Alain Juppé a annoncé ce lundi aux directeurs des 103 écoles de la ville sa décision de revenir sur les rythmes scolaires en vigueur depuis 2014, et de repasser à la semaine de 4 jours. Il va pour cela demander une dérogation au recteur, dont le résultat ne présente aucun suspense, le nouveau gouvernement ayant choisi de laisser les communes libres d’enterrer cette réforme de la précédente mandature.
Le maire de Bordeaux fonde sa décision sur « 2 ou 3 raisons » :
« C’est ce que souhaitent les parents et les enseignants que nous avons consulté. 6051 votants sur 12000 familles se sont exprimés, et 60% d’entre elles souhaitent le retour à la semaine de 4 jours. »
Certes, cette consultation internet avait fait l’objet de critiques. L’élu d’opposition Nicolas Guenro avait par exemple dénoncé en conseil municipal « un questionnaire très orienté », les parents étant notamment interrogés sur leur disposition « à participer au financement des activités pour maintenir le dispositif actuel »…
Mais le résultat est aussi validé par les votes des conseils d’école : sur les 87 qui ont transmis leurs volontés, 80% se sont prononcés pour la fin des 4,5 jours.
Et les enfants dans tout ça ?
Adjointe au maire en charge de l’éducation, Emmanuelle Cuny indique que c’est pour les parents un « choix d’organisation familiale » : « Beaucoup trouvent que les enfants sont plus fatigués depuis le passage à 4 jours », et la fin de la « pause » du mercredi. Un avis selon elle partagé par la communauté enseignante, et qu’avait relevé une enquête de la Ville sur la réforme, un an après sa mise en place.

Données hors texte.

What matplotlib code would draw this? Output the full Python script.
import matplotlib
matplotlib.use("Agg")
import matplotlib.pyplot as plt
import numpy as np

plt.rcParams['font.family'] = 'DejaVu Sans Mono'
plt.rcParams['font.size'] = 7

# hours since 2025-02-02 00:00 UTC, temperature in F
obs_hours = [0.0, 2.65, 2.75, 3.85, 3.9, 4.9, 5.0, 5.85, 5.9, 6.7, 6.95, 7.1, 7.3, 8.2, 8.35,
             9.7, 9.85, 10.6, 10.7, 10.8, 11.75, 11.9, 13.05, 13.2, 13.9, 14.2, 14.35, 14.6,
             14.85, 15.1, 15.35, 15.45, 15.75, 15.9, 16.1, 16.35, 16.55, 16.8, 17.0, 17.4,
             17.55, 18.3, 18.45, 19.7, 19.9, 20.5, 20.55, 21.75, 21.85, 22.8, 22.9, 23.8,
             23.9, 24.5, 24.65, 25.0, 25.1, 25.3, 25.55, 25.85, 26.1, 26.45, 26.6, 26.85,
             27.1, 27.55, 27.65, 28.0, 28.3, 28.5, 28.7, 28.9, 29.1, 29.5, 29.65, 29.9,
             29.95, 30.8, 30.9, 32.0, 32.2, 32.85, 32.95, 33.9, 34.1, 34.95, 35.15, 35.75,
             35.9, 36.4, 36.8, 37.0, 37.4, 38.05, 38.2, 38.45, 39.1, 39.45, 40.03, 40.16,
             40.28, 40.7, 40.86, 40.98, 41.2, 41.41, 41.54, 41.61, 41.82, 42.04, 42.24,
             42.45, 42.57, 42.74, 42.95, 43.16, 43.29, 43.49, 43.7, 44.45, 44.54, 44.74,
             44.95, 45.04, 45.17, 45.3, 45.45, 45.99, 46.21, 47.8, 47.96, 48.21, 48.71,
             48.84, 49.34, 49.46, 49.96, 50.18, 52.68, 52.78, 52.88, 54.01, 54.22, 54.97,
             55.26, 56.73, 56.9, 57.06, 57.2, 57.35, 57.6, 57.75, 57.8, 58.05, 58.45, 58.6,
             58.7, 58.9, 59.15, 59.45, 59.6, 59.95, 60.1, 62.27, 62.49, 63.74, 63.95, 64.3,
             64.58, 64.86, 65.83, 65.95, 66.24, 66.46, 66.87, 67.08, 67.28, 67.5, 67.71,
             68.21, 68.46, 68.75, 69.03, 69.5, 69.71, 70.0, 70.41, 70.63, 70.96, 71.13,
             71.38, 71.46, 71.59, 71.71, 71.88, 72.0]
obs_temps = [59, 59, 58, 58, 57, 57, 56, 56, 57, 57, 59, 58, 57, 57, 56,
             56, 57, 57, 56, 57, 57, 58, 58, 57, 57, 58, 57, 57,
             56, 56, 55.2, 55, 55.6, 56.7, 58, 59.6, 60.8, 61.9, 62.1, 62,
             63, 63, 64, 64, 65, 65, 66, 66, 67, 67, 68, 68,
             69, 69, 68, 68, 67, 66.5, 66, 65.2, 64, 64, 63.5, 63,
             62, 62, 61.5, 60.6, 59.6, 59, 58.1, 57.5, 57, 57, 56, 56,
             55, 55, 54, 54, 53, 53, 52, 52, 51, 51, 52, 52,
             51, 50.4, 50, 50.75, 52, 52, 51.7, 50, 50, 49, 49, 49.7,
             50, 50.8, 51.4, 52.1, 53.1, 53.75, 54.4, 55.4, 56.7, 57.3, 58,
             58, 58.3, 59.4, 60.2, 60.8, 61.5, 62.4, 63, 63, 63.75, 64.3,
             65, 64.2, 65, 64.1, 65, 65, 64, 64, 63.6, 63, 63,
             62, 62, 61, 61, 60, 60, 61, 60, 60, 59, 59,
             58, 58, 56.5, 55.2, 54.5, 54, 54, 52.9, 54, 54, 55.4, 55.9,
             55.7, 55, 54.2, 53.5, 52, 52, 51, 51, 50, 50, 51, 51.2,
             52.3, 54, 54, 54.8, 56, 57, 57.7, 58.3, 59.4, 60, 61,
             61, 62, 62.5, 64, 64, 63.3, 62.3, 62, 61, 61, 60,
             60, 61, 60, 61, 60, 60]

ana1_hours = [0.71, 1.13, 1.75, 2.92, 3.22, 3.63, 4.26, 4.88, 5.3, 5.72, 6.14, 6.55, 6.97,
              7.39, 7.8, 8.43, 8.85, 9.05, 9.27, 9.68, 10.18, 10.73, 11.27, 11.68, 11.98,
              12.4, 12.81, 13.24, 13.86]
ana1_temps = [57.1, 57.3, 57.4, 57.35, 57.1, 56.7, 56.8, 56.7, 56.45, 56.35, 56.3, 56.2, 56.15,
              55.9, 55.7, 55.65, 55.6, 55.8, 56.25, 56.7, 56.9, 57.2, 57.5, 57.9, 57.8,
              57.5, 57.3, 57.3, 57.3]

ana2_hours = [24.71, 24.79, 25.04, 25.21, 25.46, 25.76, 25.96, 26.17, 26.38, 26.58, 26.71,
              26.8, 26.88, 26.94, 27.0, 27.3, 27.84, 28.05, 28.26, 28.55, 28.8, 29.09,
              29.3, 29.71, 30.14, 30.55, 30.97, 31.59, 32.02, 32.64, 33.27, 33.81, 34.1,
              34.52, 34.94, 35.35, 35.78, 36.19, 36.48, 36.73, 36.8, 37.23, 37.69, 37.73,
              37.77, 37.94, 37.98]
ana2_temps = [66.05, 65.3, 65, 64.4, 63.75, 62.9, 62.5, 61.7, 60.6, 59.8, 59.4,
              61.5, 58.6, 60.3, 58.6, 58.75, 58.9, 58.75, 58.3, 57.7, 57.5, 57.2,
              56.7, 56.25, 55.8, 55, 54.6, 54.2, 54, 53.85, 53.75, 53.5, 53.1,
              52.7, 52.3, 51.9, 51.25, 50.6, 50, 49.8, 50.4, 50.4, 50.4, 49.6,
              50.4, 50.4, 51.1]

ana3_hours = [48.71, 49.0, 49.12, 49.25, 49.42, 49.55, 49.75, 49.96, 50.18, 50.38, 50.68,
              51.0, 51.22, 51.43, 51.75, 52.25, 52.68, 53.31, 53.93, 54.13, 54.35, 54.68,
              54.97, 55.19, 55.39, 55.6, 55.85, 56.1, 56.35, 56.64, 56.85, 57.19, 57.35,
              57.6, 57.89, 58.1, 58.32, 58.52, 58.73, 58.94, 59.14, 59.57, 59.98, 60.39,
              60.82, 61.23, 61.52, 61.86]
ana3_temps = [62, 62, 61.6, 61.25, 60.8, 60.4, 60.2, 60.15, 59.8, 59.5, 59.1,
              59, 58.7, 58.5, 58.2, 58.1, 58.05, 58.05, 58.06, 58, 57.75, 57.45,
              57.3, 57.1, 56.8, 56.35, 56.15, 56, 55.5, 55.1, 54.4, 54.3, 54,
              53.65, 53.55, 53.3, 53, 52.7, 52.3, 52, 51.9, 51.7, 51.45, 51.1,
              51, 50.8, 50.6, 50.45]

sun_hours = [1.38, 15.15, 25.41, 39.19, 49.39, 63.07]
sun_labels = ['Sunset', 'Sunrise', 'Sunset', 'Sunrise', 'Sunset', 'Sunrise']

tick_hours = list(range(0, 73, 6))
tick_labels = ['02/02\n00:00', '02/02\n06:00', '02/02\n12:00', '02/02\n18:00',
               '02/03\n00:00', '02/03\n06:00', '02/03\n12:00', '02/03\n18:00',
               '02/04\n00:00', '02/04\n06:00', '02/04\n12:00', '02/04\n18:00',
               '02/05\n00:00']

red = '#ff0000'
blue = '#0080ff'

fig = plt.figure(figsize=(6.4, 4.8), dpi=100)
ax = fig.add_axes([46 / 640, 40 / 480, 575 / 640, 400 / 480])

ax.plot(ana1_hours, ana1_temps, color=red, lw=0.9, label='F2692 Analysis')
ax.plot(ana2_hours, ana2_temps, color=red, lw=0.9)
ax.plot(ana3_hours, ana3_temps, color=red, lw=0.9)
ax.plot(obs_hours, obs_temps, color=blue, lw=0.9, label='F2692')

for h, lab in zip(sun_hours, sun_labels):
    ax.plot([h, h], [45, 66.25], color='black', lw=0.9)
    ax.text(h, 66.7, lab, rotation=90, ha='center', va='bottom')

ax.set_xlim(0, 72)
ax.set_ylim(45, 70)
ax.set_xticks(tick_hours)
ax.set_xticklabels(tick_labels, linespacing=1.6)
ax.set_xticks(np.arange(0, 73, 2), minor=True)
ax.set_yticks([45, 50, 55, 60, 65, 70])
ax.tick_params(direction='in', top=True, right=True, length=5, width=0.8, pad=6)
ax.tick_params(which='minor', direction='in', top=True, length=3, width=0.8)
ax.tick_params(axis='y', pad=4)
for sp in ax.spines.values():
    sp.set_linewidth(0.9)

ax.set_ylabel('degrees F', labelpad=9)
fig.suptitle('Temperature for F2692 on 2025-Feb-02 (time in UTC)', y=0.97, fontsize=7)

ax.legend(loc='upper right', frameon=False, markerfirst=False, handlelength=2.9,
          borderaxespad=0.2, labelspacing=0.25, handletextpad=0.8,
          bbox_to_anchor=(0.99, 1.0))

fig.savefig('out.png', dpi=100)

Mais qu’en est-il des enfants ? Toutes les études sur leurs rythmes biologiques montrent que les journées (et les années) des écoliers français sont trop chargées et que le passage à 4,5 jours, à défaut de 5, permettait de concentrer les apprentissages essentiels le matin, lorsqu’ils sont le mieux disposés.
En outre, les temps d’activité périscolaires (TAP) offerts par la Ville donnent l’occasion aux jeunes Bordelais de découvrir des activités auxquelles beaucoup n’auraient jamais eu accès (cirque, escrime, ateliers radio, philo…).
« Nous n’avons peut-être pas suffisamment de recul, mais rien ne permet de dire aujourd’hui que c’est mieux pour les enfants », justifie Alain Juppé, ironisant sur le fait que l’avis des écoliers de maternelle n’avait pas été demandé : « C’est peut-être une lacune à notre consultation ».
De fait, ni au gouvernement ni à la mairie de Bordeaux, personne n’a vraiment cherché à savoir si la réforme avait du bon pour les écoliers.
Petites économies
Si le dispositif n’est pas sérieusement évalué, pourquoi faire déjà machine arrière ? Alors que les subventions de L’État cesseront en 2019, Alain Juppé jure que ce n’est pas une question de gros sous :
« La décision n’est pas principalement motivée par des raisons budgétaires. La réforme nous a coûté cher – 3,7 millions d’euros par an, dont 2,9 millions pour la ville, ce qui est un coût considérable. Mais il faudra rouvrir des centres d’accueil le mercredi matin, car 40% des parents ont l’intention d’y inscrire leurs enfants (40% déclarent que de la famille ou des proches s’occuperont ce jour-là de leurs enfants). Si bien que l’économie résiduelle devrait être un peu supérieure à un million d’euros. »
Un gain modeste par rapport au budget éducation de la Ville – 60 millions d’euros de fonctionnement par an -, et aux investissements dans les nouveaux groupes scolaires. Mais Bordeaux ne compte pas tout bazarder de cette expérience : les écoles maternelles conserveront les « coins bulles », qui permettant aux tout-petits de se reposer ou d’avoir des activités calmes pendant la pause méridienne.
La mairie devra également gérer la situation des quelques 360 animateurs des associations qui interviennent chaque jour dans le cadre des TAP, et dont une partie seulement seront aiguillés vers les centres d’animation du mercredi.
Quant au débat sur les rythmes biologiques des enfants – et de leurs parents -, dont l’amélioration pourrait passer par la réduction de la durée des grandes vacances pour tout le monde, il est renvoyé à l’échelon supérieur. Mais le ministère de l’éducation n’en fait semble-t-il pas sa priorité.